**TASK DESCRIPTION:** Every line below that includes "this" counts toward the total. Report that total alone.

**DATA FOR PROCESSING:**
--------------------

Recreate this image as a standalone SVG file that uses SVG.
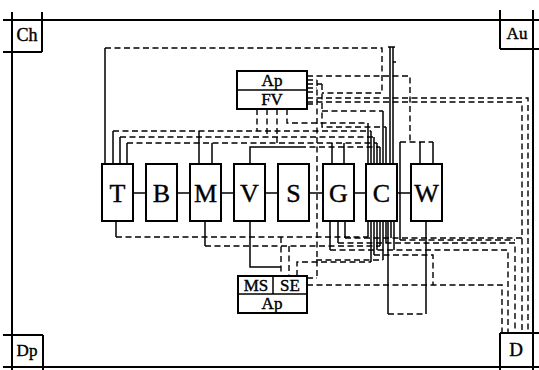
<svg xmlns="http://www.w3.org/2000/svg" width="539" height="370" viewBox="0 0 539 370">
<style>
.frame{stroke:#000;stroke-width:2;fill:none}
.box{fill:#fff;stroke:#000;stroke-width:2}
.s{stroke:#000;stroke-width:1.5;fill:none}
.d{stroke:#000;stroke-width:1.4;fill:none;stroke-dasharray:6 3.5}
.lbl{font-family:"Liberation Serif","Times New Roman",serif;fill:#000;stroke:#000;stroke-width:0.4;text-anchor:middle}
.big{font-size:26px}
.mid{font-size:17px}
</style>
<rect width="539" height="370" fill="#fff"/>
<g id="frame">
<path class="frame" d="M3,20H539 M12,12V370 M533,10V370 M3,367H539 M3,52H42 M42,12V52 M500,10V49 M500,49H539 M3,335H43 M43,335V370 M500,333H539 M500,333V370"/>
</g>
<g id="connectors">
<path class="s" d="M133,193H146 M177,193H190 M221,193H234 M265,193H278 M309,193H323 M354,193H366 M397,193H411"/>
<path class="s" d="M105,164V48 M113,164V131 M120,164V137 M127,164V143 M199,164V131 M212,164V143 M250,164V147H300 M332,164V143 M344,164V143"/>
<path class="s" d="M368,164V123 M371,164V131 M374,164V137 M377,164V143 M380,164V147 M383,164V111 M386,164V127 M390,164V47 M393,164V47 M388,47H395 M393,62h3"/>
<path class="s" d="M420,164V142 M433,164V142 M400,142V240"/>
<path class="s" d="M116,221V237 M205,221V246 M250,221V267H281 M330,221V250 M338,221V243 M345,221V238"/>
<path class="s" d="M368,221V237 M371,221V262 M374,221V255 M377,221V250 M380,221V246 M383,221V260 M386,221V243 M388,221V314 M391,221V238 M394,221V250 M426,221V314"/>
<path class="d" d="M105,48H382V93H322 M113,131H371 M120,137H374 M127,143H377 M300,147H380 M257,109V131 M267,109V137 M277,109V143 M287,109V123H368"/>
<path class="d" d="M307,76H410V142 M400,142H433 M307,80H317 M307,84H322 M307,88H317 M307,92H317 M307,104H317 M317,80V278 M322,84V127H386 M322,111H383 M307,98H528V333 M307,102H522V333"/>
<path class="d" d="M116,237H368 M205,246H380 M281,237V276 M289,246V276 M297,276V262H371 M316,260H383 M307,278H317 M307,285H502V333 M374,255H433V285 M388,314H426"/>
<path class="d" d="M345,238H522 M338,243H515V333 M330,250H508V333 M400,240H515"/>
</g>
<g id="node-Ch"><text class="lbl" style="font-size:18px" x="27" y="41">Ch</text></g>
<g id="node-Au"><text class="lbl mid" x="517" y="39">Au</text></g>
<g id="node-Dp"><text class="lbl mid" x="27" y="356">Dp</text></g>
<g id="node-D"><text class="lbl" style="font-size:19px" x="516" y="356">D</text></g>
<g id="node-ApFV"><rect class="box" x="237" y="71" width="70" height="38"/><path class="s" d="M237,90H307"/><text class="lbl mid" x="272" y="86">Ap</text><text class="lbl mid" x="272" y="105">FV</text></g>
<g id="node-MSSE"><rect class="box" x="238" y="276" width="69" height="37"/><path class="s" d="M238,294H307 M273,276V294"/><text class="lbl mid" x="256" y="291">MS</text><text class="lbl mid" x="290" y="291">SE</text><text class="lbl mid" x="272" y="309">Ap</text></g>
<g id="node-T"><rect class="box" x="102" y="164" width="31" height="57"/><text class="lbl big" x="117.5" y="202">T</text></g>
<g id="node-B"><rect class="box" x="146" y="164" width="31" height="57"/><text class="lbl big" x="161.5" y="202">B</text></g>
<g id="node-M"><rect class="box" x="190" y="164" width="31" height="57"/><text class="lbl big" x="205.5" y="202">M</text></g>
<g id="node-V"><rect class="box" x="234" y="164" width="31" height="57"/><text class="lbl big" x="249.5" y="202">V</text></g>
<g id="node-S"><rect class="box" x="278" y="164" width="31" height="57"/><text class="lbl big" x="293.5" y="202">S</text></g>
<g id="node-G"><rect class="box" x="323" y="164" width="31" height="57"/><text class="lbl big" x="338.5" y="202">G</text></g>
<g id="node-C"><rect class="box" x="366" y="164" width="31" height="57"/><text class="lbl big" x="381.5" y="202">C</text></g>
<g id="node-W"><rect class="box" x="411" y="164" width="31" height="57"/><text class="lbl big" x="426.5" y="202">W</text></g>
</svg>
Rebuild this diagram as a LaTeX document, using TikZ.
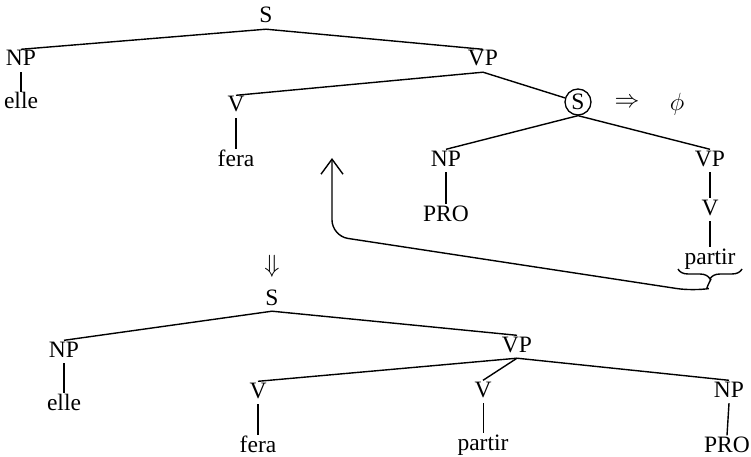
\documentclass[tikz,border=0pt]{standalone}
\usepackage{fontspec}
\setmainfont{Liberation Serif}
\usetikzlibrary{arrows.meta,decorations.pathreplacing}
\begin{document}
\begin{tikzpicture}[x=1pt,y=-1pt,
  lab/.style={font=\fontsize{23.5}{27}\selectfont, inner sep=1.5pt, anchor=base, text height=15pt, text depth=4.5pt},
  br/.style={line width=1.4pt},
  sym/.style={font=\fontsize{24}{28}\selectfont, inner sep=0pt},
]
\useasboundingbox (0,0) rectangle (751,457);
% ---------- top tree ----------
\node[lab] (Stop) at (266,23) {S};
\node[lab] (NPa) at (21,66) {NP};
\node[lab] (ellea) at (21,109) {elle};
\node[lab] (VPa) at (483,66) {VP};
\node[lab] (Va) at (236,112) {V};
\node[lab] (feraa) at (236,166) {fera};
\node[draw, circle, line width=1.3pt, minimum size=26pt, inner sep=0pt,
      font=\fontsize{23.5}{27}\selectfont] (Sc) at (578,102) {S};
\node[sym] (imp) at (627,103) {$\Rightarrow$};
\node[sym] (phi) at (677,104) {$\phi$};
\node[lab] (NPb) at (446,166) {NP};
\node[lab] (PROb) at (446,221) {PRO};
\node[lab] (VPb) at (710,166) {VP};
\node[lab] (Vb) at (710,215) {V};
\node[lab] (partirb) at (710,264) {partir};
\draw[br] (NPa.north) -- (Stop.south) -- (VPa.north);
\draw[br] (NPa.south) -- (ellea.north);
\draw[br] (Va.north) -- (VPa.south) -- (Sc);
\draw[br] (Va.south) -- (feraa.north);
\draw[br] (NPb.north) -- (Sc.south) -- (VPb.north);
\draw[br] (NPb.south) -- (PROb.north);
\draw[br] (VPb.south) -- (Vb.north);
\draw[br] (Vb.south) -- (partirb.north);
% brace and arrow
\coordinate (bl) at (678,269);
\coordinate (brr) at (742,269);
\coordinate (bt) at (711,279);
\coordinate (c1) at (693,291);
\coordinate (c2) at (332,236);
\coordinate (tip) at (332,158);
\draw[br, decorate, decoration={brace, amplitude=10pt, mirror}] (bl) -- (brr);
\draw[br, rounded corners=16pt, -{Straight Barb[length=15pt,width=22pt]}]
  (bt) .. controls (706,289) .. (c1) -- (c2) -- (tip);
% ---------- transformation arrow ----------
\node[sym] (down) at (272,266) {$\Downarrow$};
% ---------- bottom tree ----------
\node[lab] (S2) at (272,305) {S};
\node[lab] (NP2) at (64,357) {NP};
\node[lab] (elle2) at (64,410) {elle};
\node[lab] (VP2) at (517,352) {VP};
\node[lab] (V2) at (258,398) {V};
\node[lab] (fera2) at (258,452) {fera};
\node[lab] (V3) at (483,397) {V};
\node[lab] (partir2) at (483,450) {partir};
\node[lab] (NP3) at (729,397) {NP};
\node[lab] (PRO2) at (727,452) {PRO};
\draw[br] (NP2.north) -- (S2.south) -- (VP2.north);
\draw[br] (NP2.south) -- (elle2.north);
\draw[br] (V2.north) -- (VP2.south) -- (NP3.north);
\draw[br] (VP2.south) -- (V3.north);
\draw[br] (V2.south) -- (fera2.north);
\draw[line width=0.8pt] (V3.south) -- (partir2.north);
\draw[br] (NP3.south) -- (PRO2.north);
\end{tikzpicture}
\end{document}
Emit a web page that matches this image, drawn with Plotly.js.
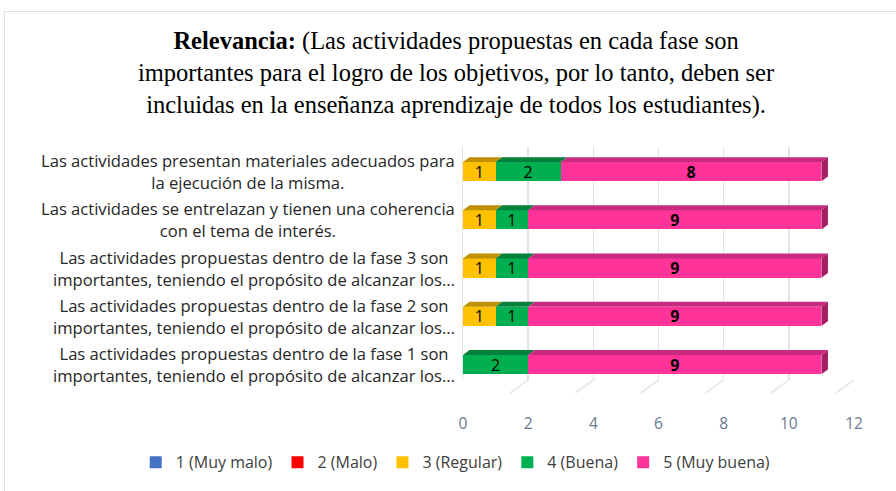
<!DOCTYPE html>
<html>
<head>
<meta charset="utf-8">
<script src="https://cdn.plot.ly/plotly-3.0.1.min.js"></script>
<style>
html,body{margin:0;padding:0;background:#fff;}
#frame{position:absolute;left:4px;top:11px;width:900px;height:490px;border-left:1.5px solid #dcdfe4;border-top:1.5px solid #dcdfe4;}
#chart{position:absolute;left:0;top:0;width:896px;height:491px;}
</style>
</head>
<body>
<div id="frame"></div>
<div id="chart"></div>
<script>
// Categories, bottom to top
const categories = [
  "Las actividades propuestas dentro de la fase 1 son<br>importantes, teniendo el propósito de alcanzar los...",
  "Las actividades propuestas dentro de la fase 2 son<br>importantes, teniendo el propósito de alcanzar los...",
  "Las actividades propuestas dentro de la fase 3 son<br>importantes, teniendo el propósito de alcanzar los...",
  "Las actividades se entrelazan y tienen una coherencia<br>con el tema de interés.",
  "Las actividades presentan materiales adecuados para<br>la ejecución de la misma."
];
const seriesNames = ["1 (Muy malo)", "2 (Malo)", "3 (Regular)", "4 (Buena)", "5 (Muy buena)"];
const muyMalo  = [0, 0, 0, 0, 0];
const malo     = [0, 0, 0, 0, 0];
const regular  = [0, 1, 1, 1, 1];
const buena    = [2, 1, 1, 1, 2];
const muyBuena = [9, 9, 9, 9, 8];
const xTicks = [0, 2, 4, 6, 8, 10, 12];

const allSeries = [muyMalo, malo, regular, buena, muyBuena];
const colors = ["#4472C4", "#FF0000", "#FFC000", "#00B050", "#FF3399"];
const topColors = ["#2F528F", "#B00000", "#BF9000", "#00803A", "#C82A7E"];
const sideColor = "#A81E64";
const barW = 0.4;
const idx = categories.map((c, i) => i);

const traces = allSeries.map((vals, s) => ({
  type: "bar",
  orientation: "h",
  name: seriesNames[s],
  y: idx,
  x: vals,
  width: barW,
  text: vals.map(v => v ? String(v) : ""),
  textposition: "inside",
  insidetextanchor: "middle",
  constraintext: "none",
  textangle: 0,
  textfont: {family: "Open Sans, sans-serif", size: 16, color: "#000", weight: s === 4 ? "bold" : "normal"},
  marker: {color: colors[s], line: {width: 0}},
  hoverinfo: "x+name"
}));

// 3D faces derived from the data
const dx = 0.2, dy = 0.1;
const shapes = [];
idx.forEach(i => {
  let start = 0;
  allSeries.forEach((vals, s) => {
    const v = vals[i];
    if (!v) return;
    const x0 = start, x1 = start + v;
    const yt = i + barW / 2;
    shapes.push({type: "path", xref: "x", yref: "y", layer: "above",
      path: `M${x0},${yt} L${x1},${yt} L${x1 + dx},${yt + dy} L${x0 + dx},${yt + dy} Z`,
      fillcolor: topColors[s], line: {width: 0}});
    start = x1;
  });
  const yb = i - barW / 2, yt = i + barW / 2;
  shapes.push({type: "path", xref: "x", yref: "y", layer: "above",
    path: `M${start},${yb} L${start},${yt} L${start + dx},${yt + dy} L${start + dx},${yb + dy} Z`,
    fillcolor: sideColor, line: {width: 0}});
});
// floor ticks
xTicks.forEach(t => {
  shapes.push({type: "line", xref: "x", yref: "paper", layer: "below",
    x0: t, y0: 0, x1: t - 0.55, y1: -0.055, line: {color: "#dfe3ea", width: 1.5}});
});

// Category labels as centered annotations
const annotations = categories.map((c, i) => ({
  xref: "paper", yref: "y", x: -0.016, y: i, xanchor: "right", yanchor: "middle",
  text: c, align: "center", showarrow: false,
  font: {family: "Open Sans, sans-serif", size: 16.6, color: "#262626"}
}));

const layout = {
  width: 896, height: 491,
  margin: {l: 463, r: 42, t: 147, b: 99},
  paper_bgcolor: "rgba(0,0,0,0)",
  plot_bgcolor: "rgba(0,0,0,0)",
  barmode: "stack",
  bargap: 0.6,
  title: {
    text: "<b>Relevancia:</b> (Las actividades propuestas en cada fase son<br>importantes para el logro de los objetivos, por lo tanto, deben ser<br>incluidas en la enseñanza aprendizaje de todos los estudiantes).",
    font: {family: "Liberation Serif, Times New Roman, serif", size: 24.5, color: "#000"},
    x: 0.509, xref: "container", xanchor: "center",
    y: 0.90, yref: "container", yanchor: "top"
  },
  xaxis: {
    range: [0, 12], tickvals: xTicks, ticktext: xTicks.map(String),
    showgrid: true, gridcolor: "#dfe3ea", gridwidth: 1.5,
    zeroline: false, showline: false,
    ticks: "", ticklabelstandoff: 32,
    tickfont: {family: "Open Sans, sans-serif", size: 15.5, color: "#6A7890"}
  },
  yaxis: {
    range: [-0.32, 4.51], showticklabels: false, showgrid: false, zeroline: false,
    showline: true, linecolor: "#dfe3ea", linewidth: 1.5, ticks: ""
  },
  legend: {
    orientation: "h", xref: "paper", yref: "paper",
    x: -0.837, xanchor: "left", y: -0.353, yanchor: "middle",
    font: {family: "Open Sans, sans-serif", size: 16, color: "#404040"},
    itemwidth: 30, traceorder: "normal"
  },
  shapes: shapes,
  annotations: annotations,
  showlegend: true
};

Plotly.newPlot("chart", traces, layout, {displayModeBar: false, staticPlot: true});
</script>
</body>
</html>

--------------------

**SOLVED EXERCISE:** 3